Picture an AI agent managing a production pipeline that touches sensitive infrastructure. It can spin up containers, export logs, and tweak IAM roles in seconds. Now imagine that agent doing all of this without anyone watching. That is speed, sure, but it is also a compliance nightmare. AI‑enhanced observability and AI‑enabled access reviews help teams see what these systems are doing, but visibility alone does not stop mistakes or policy violations.
As machine‑driven workflows evolve, the question becomes how to control privileged actions executed by code instead of people. Every AI pipeline wants autonomy, yet every security team wants accountability. Traditional access models struggle because they grant coarse permissions that assume trust. Once an AI agent has DevOps credentials, almost anything goes. Data exports, privilege escalations, environment resets—all instantly possible. An audit log is nice, but a post‑mortem is not the same as prevention.
That is where Action‑Level Approvals come in. These guardrails bring human judgment back into the automation loop. When an AI system attempts a sensitive command, it triggers a contextual review right where humans already work—in Slack, Teams, or via API. The approver sees what action is being attempted, why, and by which identity. Approval or denial is logged with full traceability. No more self‑approval loopholes. No chance for an autonomous system to overstep without human eyes.

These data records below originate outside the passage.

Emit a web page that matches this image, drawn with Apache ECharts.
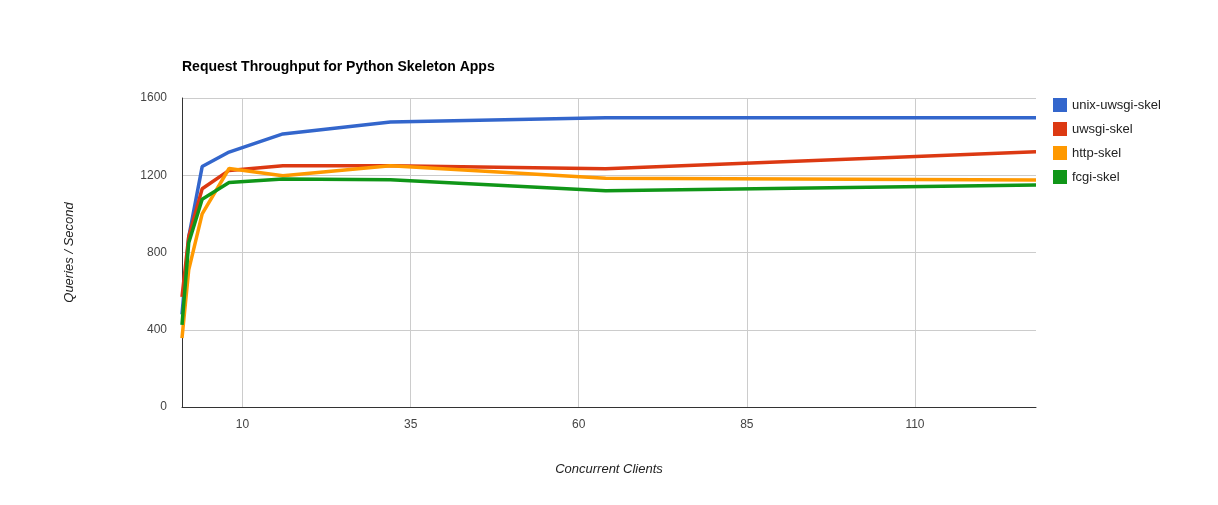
<!DOCTYPE html>
<html>
<head>
<meta charset="utf-8">
<script src="https://cdn.jsdelivr.net/npm/echarts@6/dist/echarts.min.js"></script>
<style>
  html, body { margin: 0; padding: 0; background: #fff; }
  #main { width: 1218px; height: 505px; }
</style>
</head>
<body>
<div id="main"></div>
<script>
// concurrent clients (x values)
var clients = [1, 2, 4, 8, 16, 32, 64, 128];
// queries per second, per server setup
var unixUwsgi = [480, 880, 1245, 1320, 1414, 1476, 1498, 1498];
var uwsgi     = [570, 882, 1130, 1225, 1249, 1249, 1234, 1322];
var http      = [357, 710, 1000, 1235, 1197, 1249, 1185, 1175];
var fcgi      = [425, 850, 1076, 1162, 1181, 1177, 1120, 1150];
var seriesNames = ['unix-uwsgi-skel', 'uwsgi-skel', 'http-skel', 'fcgi-skel'];
var colors = ['#3366cc', '#dc3912', '#ff9900', '#109618'];
// tick labels
var xTicks = [10, 35, 60, 85, 110];
var yTicks = [0, 400, 800, 1200, 1600];

function pairs(ys) {
	return clients.map(function (x, i) { return [x, ys[i]]; });
}

var font = 'Arial, "Liberation Sans", sans-serif';

var chart = echarts.init(document.getElementById('main'));
var option = {
	backgroundColor: '#ffffff',
	animation: false,
	color: colors,
	title: {
		text: 'Request Throughput for Python Skeleton Apps',
		left: 182,
		top: 60,
		padding: 0,
		textStyle: { fontFamily: font, fontSize: 14, fontWeight: 'bold', color: '#000' }
	},
	legend: {
		orient: 'vertical',
		left: 1053,
		top: 98,
		padding: 0,
		icon: 'rect',
		itemWidth: 14,
		itemHeight: 14,
		itemGap: 10,
		data: seriesNames,
		textStyle: { fontFamily: font, fontSize: 13, color: '#222' }
	},
	grid: { left: 182, right: 182, top: 98, bottom: 98, containLabel: false },
	xAxis: {
		type: 'value',
		min: 1,
		max: 128,
		name: 'Concurrent Clients',
		nameLocation: 'middle',
		nameGap: 56,
		nameTextStyle: { fontFamily: font, fontSize: 13, fontStyle: 'italic', color: '#222' },
		axisLine: { show: true, lineStyle: { color: '#333', width: 1 } },
		axisTick: { show: false, customValues: xTicks },
		axisLabel: { customValues: xTicks, margin: 12, fontFamily: font, fontSize: 12, color: '#444' },
		splitLine: { show: true, lineStyle: { color: '#cccccc', width: 1 } }
	},
	yAxis: {
		type: 'value',
		min: 0,
		max: 1600,
		interval: 400,
		name: 'Queries / Second',
		nameLocation: 'middle',
		nameGap: 106,
		nameTextStyle: { fontFamily: font, fontSize: 13, fontStyle: 'italic', color: '#222' },
		axisLine: { show: true, lineStyle: { color: '#333', width: 1 } },
		axisTick: { show: false, customValues: yTicks },
		axisLabel: {
			customValues: yTicks,
			margin: 15,
			fontFamily: font,
			fontSize: 12,
			color: '#444',
			formatter: function (v) { return String(v); }
		},
		splitLine: { show: true, lineStyle: { color: '#cccccc', width: 1 } }
	},
	series: [unixUwsgi, uwsgi, http, fcgi].map(function (ys, i) {
		return {
			name: seriesNames[i],
			type: 'line',
			data: pairs(ys),
			showSymbol: false,
			symbol: 'none',
			lineStyle: { width: 3.5, color: colors[i] },
			z: 2 + i
		};
	})
};
chart.setOption(option);
</script>
</body>
</html>
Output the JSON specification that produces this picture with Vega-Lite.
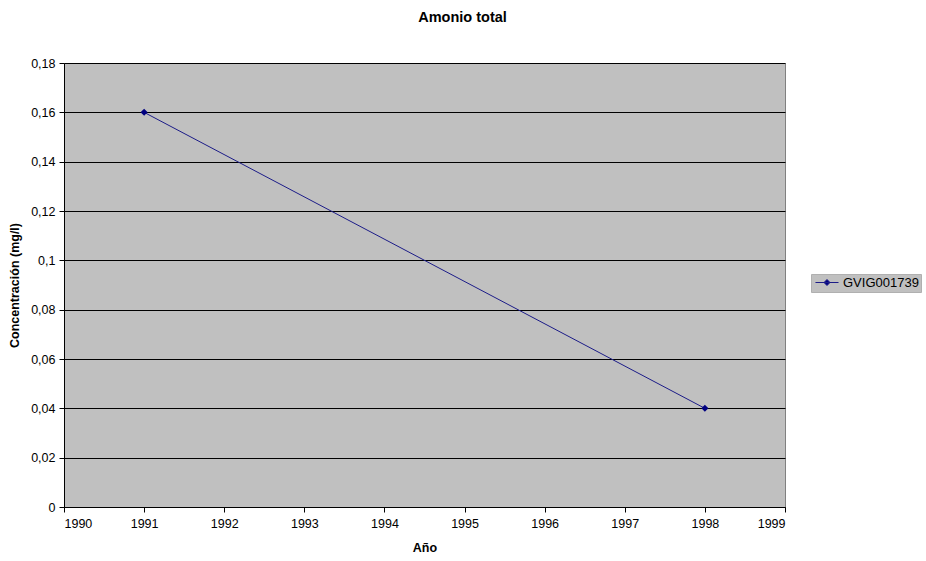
{
  "$schema": "https://vega.github.io/schema/vega-lite/v6.json",
  "width": 721,
  "height": 444,
  "autosize": {"type": "none"},
  "padding": {"left": 64, "top": 63, "right": 141, "bottom": 54},
  "background": "white",
  "title": {
    "text": "Amonio total",
    "font": "Liberation Sans",
    "fontSize": 14.5,
    "fontWeight": "bold",
    "color": "#000000",
    "anchor": "middle",
    "dx": 38,
    "offset": 32
  },
  "data": {
    "values": [
      {"year": 1991, "value": 0.16, "series": "GVIG001739"},
      {"year": 1998, "value": 0.04, "series": "GVIG001739"}
    ]
  },
  "config": {
    "view": {"fill": "#c0c0c0", "stroke": "#808080", "strokeWidth": 1},
    "font": "Liberation Sans",
    "axis": {
      "labelFont": "Liberation Sans",
      "labelFontSize": 12.5,
      "labelColor": "#000000",
      "titleFont": "Liberation Sans",
      "titleFontSize": 12.5,
      "titleFontWeight": "bold",
      "titleColor": "#000000",
      "domainColor": "#000000",
      "tickColor": "#000000",
      "tickSize": 5
    }
  },
  "layer": [
    {
      "mark": {"type": "line", "strokeWidth": 1, "color": "#1c1c88"},
      "encoding": {
        "x": {
          "field": "year",
          "type": "quantitative",
          "scale": {"domain": [1990, 1999], "nice": false, "zero": false},
          "axis": {
            "title": "Año",
            "values": [1990, 1991, 1992, 1993, 1994, 1995, 1996, 1997, 1998, 1999],
            "format": "d",
            "grid": false,
            "labelPadding": 5,
            "titlePadding": 12
          }
        },
        "y": {
          "field": "value",
          "type": "quantitative",
          "scale": {"domain": [0, 0.18], "nice": false},
          "axis": {
            "title": "Concentración (mg/l)",
            "values": [0, 0.02, 0.04, 0.06, 0.08, 0.1, 0.12, 0.14, 0.16, 0.18],
            "labelExpr": "replace(format(datum.value, '.2~f'), '.', ',')",
            "grid": true,
            "gridColor": "#000000",
            "gridWidth": 1,
            "gridOpacity": 1,
            "labelPadding": 4,
            "titlePadding": 9
          }
        },
        "color": {
          "field": "series",
          "type": "nominal",
          "scale": {"range": ["#1c1c88"]},
          "legend": {
            "title": null,
            "orient": "none",
            "legendX": 747,
            "legendY": 211,
            "fillColor": "#c0c0c0",
            "strokeColor": "#b0b0b0",
            "padding": 2,
            "symbolType": "M-0.67,0H3.17M1.25,-0.5L1.75,0L1.25,0.5L0.75,0Z",
            "symbolSize": 144,
            "symbolStrokeWidth": 1,
            "symbolFillColor": "#000080",
            "symbolStrokeColor": "#000080",
            "labelFont": "Liberation Sans",
            "labelFontSize": 13,
            "labelColor": "#000000",
            "labelOffset": 17
          }
        }
      }
    },
    {
      "mark": {"type": "point", "shape": "diamond", "filled": true, "size": 50, "opacity": 1, "color": "#000080"},
      "encoding": {
        "x": {"field": "year", "type": "quantitative"},
        "y": {"field": "value", "type": "quantitative"}
      }
    }
  ]
}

Operationally, this changes the game. Instead of preapproved access that sits dormant in credentials, every privileged call is verified in real time. Rules decide which types of actions need review, who can approve them, and under what conditions. You get continuous control without slowing things down. Once approvals are accepted, the system executes safely, with evidence stored for later compliance checks. The logic fits neatly into modern CI/CD flows, making regulated automation as fast as unregulated code once was.